Ok, actually I'm not in Korea at all. I am traveling all over the globe, to places that are No Place for a Lady.
I'm now in India, learning about the laws of the jungle from The Jungle Books.
Corner Brook, Newfoundland and I have never been here before so what a treat!
I'm in Oporto, Portugal with Firmino, as we look for The Missing Head of Damasceno Monteiro.
In early 18th century London, with "Abigail Hill", later "Lady Masham" in Louis Auchinclossʻs Exit Lady
Masham.. (a bargain, obtained in an ongoing Public Lilbrary book sale.)
I emphasize LONDON, not the whole UK, or even the whole of England -- the world of royalty at Queen Anneʻs court.
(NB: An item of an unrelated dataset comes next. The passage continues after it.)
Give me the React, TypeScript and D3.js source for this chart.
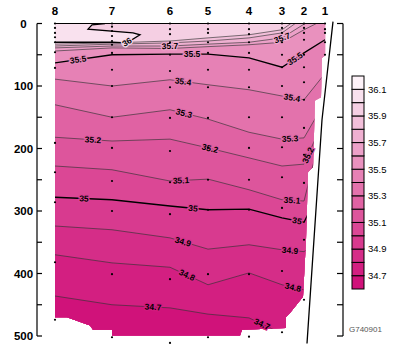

A "stifling" world -- figuratively AND literally due to Anneʻs liking for overheated rooms. In politics, Conservative leader Robert Harley
was at the zenith of his career. The queen hesitated
to become politically involved, but Harley realized
that being a favorite of the queen, as his cousin the narrator was, would be a tremendous boost to his career.
Finished Thomas Wharton's Icefields, a very good book set around the turn of the 20th century near Jasper, Alberta, Canada (in the Canadian Rockies). I also finished Åke Edwardson's latest police procedural, Sail of Stone (Sweden) - it took about 80 pages to settle into this one, but I was rewarded for staying with it (and it may have been me, not the book). Now reading a UK collection, some US poetry and a bit of nonfiction.
At The Dark Side of Love, in Mala at the mountains of Syria, and in Damascus. Life is dangerous here and honour of the family is what it is mostly about.
At the moment i am wandering around the old town in Edinburgh with Inspector John Rebus in A Question of Blood by Ian Rankin.
I'm in 1860 Sicily with the Prince of Salina and his family during the end of the Risorgimento, and I'm entrusted with the family's coat of arms, which features The Leopard.
I'm in late 19th-century Mississippi, as I've just begun The Hamlet by William Faulkner.
#82 Oh, I loved My Family and Other Animals when I read it more than 45 years ago! I ended up reading most of the Durrells after that.
I'm reading it aloud with my daughter, which is hard because I want to read it in one go! Even the introduction was funny and sweet.
Great my keyboard is dying....
Now I'm in San Francisco at the dawn of the Twentieth Century, typing and sorting The Strange Files of Fremont Jones.
The other Durrells aren't as "funny and sweet" but I was interested in his travels to distant lands and stories of animals.
Just finished Talking to the Enemy and am now Wonderstruck with the choices ahead of me. Where to next?
I'm following The Shadow of the Silk Road through China, Central Asia, Afghanistan, Iran, and Kurdish Turkey. At the moment, I'm in Labrang, China, just south of Lanzhou, at a Tibetan Buddhist monestary - one that is sanctioned by the Chinese government.
labfs39, and rebeccanyc: You've both talked me into putting My Family and Other Animals on my wishlist!
Oops! An abrupt change of plan as some library requests just came in!
Instead of following The Silk Road, I'm following the Passionate Nomad, Freya Stark. At the moment I am visiting the Italian village, Dronero, where she spent most of her youth. I have no doubt I'll soon be trotting all over much of the rest of the globe as well.
I've been in Japan for quite a while. Am now starting Dumas' La Reine Margot for a change of scenery and because I was getting a little tired of reading so many books in English.
Just left Germany, heading for New Zealand (home for a while! hooray!) and then jumping around all over the place with some short stories (all American written, so possibly mostly there)
I'm in the 1916 Russian hinterland commiserating with poor Bulgakov in a Country Doctor's Notebook.
I am skipping between early 20th century England and Australia, mid 1970's London and Brisbane and 2005 Brisbane and London and Cornwall in The Forgotten Garden.
I am also in 1950's Eire with Maeve Binchy's Circle of Friends.